Kita sering mendengar ada gampong Aceh di Malaysia, tepatnya di Yan Keudah. Dari berbagai narasumber menyebutkan, orang Aceh sudah ada di sana sejak 1888. 

Meskipun di tempat lain masih ada nuansa Aceh, namun Gampong Yan masih sangat kental nilai keacehan, seperti menyambut tamu, masakan kuah pliet dan sebagainya. Dari segi interaksi, bahasa Aceh masih banyak dipakai di Yan, seperti pasai (sebab), cut (kecil), dan gata (panggilan akrab logat Aceh). 

Walaupun tidak persis sama dengan gampong Yan di negeri jiran, nun jauh di sana, jamaah haji asal Aceh tahun 2022 ditempatkan pada satu hotel. Ada sekitar 2.000 lebih atau lima kelompok terbang (kloter) tinggal di hotel Shaqriyah Tower  di kawasan Raudhah Makkah atau Rumah Nomor 306.

Hotel yang berkapasitas hampir 3.000 orang jamaah itu, setengah lebih diisi jamaah asal Aceh. Hanya tiga kloter ditempati jamaah asal Medan, Sumatera Utara. 
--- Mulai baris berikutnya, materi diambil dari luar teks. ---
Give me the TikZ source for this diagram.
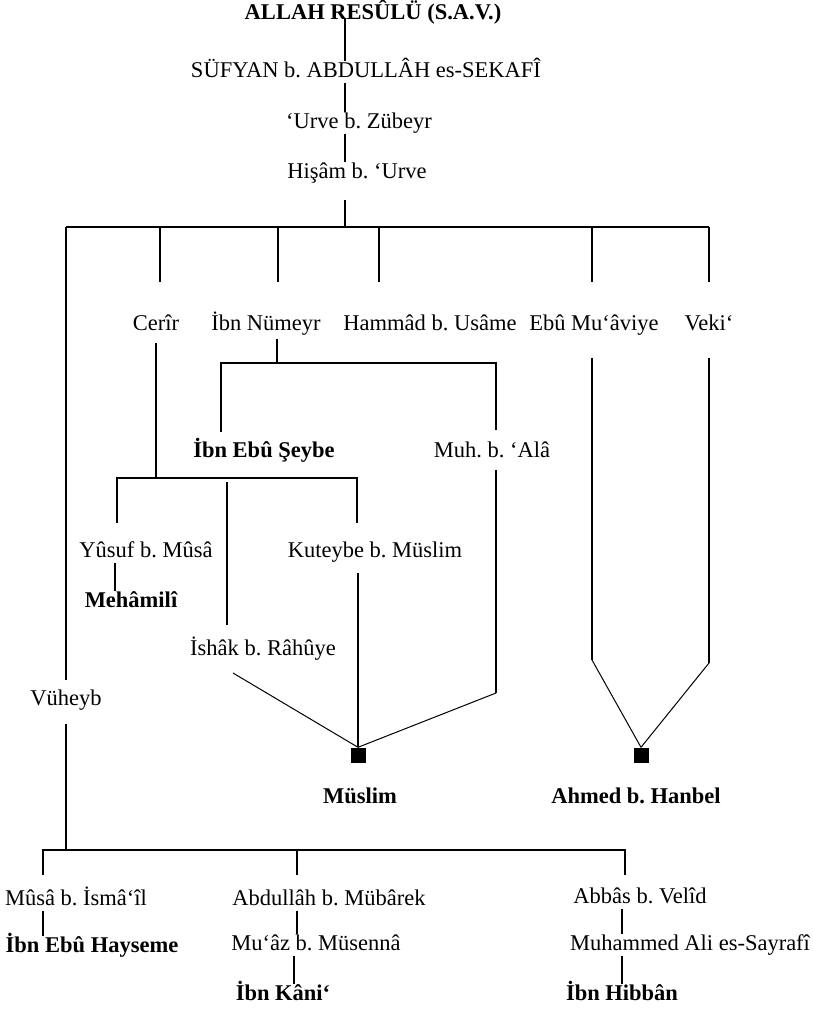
\documentclass[tikz,border=0pt]{standalone}
\usepackage{fontspec}
\setmainfont{Liberation Serif}
\usepackage{tikz}
\frenchspacing

\begin{document}
\begin{tikzpicture}[x=1pt,y=-1pt,
  ravi/.style={font=\fontsize{22.5}{27}\selectfont,text height=14pt,text depth=4pt,inner sep=1.5pt},
  musannif/.style={ravi,font=\bfseries\fontsize{22.5}{27}\selectfont},
  kutu/.style={fill=black,minimum size=15pt,inner sep=0pt},
  hat/.style={line width=1.8pt},
  ince/.style={line width=1pt}]
  \useasboundingbox (0,0) rectangle (813,1015);
  \node[musannif] (resul) at (373,14) {ALLAH RESÛLÜ (S.A.V.)};
  \node[ravi] (sufyan) at (366,72) {SÜFYAN b. ABDULLÂH es-SEKAFÎ};
  \node[ravi] (urve) at (359,123) {‘Urve b. Zübeyr};
  \node[ravi] (hisam) at (357,173) {Hişâm b. ‘Urve};
  \node[ravi] (cerir) at (156,325) {Cerîr};
  \node[ravi] (numeyr) at (266,325) {İbn Nümeyr};
  \node[ravi] (hammad) at (430,325) {Hammâd b. Usâme};
  \node[ravi] (muaviye) at (594,325) {Ebû Mu‘âviye};
  \node[ravi] (veki) at (709,325) {Veki‘};
  \node[musannif] (seybe) at (264,452) {İbn Ebû Şeybe};
  \node[ravi] (ala) at (492,452) {Muh. b. ‘Alâ};
  \node[ravi] (yusuf) at (146,552) {Yûsuf b. Mûsâ};
  \node[ravi] (kuteybe) at (375,552) {Kuteybe b. Müslim};
  \node[musannif] (mehamili) at (131,602) {Mehâmilî};
  \node[ravi] (ishak) at (263,650) {İshâk b. Râhûye};
  \node[ravi] (vuheyb) at (66,700) {Vüheyb};
  \node[kutu] (muslimkutu) at (358,755) {};
  \node[kutu] (hanbelkutu) at (641,755) {};
  \node[musannif] (muslim) at (360,798) {Müslim};
  \node[musannif] (hanbel) at (636,798) {Ahmed b. Hanbel};
  \node[ravi] (musa) at (76,900) {Mûsâ b. İsmâ‘îl};
  \node[ravi] (mubarek) at (329,900) {Abdullâh b. Mübârek};
  \node[ravi] (abbas) at (640,898) {Abbâs b. Velîd};
  \node[musannif] (hayseme) at (92,947) {İbn Ebû Hayseme};
  \node[ravi] (muaz) at (316,945) {Mu‘âz b. Müsennâ};
  \node[ravi] (sayrafi) at (690,945) {Muhammed Ali es-Sayrafî};
  \node[musannif] (kani) at (283,995) {İbn Kâni‘};
  \node[musannif] (hibban) at (622,995) {İbn Hibbân};
  \coordinate (kok) at (345,227);
  \coordinate (nb) at (277,363);
  \coordinate (cb) at (156,478);
  \coordinate (vb) at (66,850);

  \draw[hat] ([yshift=-4pt]resul.center -| kok) -- (sufyan.north -| kok);
  \draw[hat] (sufyan.south -| kok) -- (urve.north -| kok);
  \draw[hat] (urve.south -| kok) -- (hisam.north -| kok);
  \draw[hat,shorten <=16pt] (hisam.south -| kok) -- (kok);
  \draw[hat] (vuheyb |- kok) -- (veki |- kok);
  \draw[hat,shorten >=9pt] (vuheyb |- kok) -- (vuheyb.north);
  \foreach \x in {160,278,379,592,709}
    \draw[hat] (\x,227) -- ++(0,55);

  \draw[hat,shorten <=3pt] (numeyr.south -| nb) -- (nb);
  \draw[hat] (221,432) |- (496,363) -- (496,430);
  \draw[hat,shorten <=7pt] (cerir.south) -- (cb);
  \draw[hat] (117,523) |- (357,478) -- (357,523);
  \draw[hat] (227,482) -- (227,625);
  \draw[hat] (yusuf.south -| 115,0) -- (mehamili.north -| 115,0);

  \draw[hat,shorten <=10pt] (kuteybe.south -| muslimkutu) -- (muslimkutu.north);
  \draw[ince] (233,673) -- (muslimkutu.north);
  \draw[hat,shorten <=7pt] (ala.south -| 496,0) -- (496,693);
  \draw[ince] (496,693) -- (muslimkutu.north);
  \draw[hat,shorten <=22pt] (muaviye.south -| 592,0) -- (592,660);
  \draw[ince] (592,660) -- (hanbelkutu.north);
  \draw[hat,shorten <=22pt] (veki.south) -- (709,663);
  \draw[ince] (709,663) -- (hanbelkutu.north);

  \draw[hat,shorten <=13pt] (vuheyb.south) -- (vb);
  \draw[hat] (43,875) |- (625,850) -- (625,875);
  \draw[hat] (297,850) -- (297,875);
  \draw[hat] (musa.south -| 43,0) -- (hayseme.north -| 43,0);
  \draw[hat] (mubarek.south -| 297,0) -- (muaz.north -| 297,0);
  \draw[hat] (muaz.south -| 294,0) -- (kani.north -| 294,0);
  \draw[hat] (abbas.south -| 622,0) -- (sayrafi.north -| 622,0);
  \draw[hat] (sayrafi.south -| 622,0) -- (hibban.north -| 622,0);
\end{tikzpicture}
\end{document}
Sudah dua tahun diberlakukan sistem penempatan jamaah haji dengan pola zonasi, yaitu jamaah dengan asal daerah ditempati pada satu hotel atau sektor. Ini  untuk memudahkan jamaah berinteraksi dan bergaul, sesuai dengan adat istiadat daerah asal. Petugas yang ditempatkan pada titik-titik zonasi diupayakan berasal dari daerah mayoritas jamaah, meskipun tidak 100%.

Aceh menempati sektor 4 Makkah dengan jamaah asal Sumatera Utara (KNO), asal Lampung (JKG),  dan Banten. Ada 5 Sektor ditempati jamaah haji di kota Makkah al Mukarramah pada musim haji ini. 

Mengingat 2.000 lebih jamaah asal Aceh menginap dan tinggal di satu hotel bagaikan satu gampong, senantiasa berinteraksi bersama, saling menyapa, bahkan berbagi makanan khas Aceh yang dibawa dari kampung halaman masing-masing.  Mereka sering bertemu di lobby hotel, mushalla, dan bus yang mengantar ke Masjidil Haram. Juga berjumpa di lift hotel waktu berbelanja.  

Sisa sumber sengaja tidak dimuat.